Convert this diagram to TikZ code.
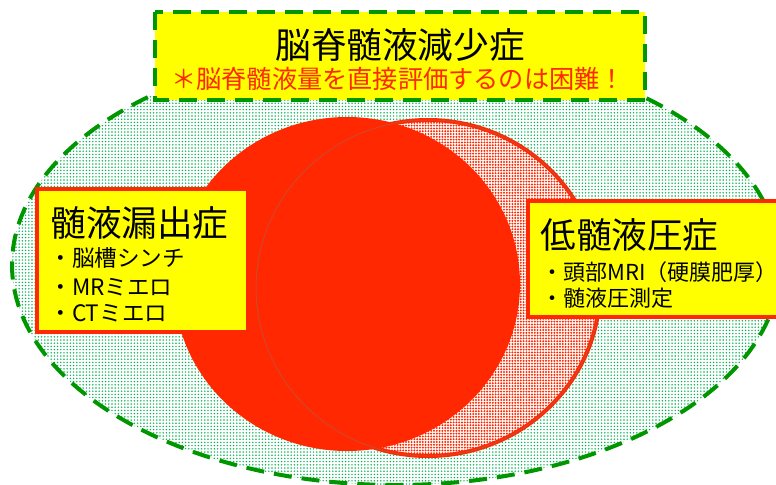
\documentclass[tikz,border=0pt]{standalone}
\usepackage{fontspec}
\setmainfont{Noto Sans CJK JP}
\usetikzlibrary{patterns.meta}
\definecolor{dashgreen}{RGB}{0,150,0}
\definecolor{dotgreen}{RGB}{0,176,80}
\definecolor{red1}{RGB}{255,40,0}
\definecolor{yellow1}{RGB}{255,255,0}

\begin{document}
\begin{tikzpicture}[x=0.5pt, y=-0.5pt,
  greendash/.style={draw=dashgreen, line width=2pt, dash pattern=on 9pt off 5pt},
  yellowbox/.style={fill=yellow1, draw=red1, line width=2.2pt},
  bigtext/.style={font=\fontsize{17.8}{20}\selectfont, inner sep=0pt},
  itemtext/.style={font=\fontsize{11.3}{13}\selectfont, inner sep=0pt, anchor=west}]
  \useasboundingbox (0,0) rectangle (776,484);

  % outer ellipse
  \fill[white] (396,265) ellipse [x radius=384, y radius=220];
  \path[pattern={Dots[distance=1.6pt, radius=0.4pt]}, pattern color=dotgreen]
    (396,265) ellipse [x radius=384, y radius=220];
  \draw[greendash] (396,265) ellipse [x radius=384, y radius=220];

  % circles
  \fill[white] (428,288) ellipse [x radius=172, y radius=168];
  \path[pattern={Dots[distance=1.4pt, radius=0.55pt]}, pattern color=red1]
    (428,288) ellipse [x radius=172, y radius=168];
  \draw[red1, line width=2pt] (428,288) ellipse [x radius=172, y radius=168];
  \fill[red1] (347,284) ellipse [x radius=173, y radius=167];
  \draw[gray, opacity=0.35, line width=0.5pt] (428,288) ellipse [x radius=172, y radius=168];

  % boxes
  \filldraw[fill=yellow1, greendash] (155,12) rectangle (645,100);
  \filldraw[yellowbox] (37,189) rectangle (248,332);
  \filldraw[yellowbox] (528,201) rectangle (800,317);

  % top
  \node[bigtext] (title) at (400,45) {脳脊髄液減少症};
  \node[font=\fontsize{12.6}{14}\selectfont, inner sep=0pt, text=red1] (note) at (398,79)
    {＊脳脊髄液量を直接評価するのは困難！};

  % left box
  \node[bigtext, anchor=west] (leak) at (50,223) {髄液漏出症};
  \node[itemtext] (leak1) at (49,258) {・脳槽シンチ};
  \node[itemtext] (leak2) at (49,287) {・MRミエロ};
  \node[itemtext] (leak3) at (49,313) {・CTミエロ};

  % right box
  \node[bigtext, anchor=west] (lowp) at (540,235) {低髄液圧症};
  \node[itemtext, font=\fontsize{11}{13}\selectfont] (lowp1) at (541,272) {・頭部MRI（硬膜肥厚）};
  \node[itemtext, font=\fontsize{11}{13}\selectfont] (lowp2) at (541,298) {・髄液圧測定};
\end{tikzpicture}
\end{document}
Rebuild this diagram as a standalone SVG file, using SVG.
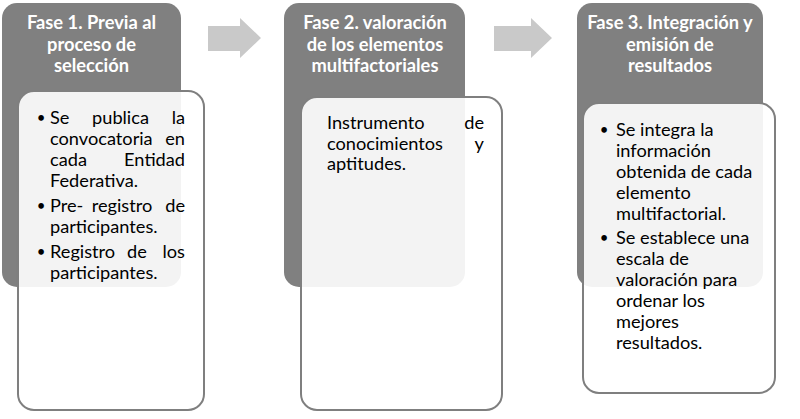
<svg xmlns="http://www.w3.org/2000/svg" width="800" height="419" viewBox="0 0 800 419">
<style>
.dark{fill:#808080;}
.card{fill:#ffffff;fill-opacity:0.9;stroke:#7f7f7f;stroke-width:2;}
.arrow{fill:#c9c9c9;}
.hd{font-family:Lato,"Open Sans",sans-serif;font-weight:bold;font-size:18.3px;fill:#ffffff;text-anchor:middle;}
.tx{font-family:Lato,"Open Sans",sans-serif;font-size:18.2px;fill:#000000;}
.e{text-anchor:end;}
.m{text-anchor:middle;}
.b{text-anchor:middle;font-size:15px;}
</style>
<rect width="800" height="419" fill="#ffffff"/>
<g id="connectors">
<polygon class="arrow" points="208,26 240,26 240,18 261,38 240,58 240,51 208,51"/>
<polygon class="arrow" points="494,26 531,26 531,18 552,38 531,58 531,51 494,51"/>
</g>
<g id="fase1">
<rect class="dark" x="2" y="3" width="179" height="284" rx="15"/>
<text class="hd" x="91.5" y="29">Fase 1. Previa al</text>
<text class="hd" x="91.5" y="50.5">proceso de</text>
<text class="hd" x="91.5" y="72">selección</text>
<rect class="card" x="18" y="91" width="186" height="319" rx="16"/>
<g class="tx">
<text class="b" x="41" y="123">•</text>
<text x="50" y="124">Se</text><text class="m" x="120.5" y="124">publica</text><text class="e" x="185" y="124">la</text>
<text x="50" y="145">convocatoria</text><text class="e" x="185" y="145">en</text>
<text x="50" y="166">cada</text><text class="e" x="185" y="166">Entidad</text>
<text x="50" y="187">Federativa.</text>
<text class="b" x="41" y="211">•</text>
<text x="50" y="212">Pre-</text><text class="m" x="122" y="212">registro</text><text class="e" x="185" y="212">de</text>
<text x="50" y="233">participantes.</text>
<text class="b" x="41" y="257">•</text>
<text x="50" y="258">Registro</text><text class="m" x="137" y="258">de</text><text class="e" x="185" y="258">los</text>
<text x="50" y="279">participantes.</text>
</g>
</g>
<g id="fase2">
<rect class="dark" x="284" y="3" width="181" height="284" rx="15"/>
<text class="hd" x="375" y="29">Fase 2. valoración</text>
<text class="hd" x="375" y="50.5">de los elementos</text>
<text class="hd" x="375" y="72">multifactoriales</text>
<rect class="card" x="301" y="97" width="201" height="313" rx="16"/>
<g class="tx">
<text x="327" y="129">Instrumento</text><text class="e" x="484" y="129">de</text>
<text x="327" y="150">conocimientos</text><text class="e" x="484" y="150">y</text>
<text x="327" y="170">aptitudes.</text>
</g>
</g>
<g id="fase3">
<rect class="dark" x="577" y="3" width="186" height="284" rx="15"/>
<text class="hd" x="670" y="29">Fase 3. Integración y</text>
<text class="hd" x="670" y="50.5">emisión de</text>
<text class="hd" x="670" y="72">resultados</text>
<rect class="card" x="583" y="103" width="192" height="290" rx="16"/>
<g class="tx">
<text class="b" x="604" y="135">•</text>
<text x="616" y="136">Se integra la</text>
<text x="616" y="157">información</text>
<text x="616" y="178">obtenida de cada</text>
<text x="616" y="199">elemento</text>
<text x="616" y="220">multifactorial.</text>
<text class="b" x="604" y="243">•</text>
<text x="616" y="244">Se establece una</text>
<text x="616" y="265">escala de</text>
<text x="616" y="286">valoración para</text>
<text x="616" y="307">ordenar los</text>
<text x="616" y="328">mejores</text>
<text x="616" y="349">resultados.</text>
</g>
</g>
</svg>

◆ **Your instructions**
Repeat, exactly and in full, each line from the start of the data to the line that contains "width=0.5pt] (428,288) ellipse [x radius=172, y radius=168];". Pictures do not go in.

◆ **Correct output**
Convert this diagram to TikZ code.
\documentclass[tikz,border=0pt]{standalone}
\usepackage{fontspec}
\setmainfont{Noto Sans CJK JP}
\usetikzlibrary{patterns.meta}
\definecolor{dashgreen}{RGB}{0,150,0}
\definecolor{dotgreen}{RGB}{0,176,80}
\definecolor{red1}{RGB}{255,40,0}
\definecolor{yellow1}{RGB}{255,255,0}

\begin{document}
\begin{tikzpicture}[x=0.5pt, y=-0.5pt,
  greendash/.style={draw=dashgreen, line width=2pt, dash pattern=on 9pt off 5pt},
  yellowbox/.style={fill=yellow1, draw=red1, line width=2.2pt},
  bigtext/.style={font=\fontsize{17.8}{20}\selectfont, inner sep=0pt},
  itemtext/.style={font=\fontsize{11.3}{13}\selectfont, inner sep=0pt, anchor=west}]
  \useasboundingbox (0,0) rectangle (776,484);

  % outer ellipse
  \fill[white] (396,265) ellipse [x radius=384, y radius=220];
  \path[pattern={Dots[distance=1.6pt, radius=0.4pt]}, pattern color=dotgreen]
    (396,265) ellipse [x radius=384, y radius=220];
  \draw[greendash] (396,265) ellipse [x radius=384, y radius=220];

  % circles
  \fill[white] (428,288) ellipse [x radius=172, y radius=168];
  \path[pattern={Dots[distance=1.4pt, radius=0.55pt]}, pattern color=red1]
    (428,288) ellipse [x radius=172, y radius=168];
  \draw[red1, line width=2pt] (428,288) ellipse [x radius=172, y radius=168];
  \fill[red1] (347,284) ellipse [x radius=173, y radius=167];
  \draw[gray, opacity=0.35, line width=0.5pt] (428,288) ellipse [x radius=172, y radius=168];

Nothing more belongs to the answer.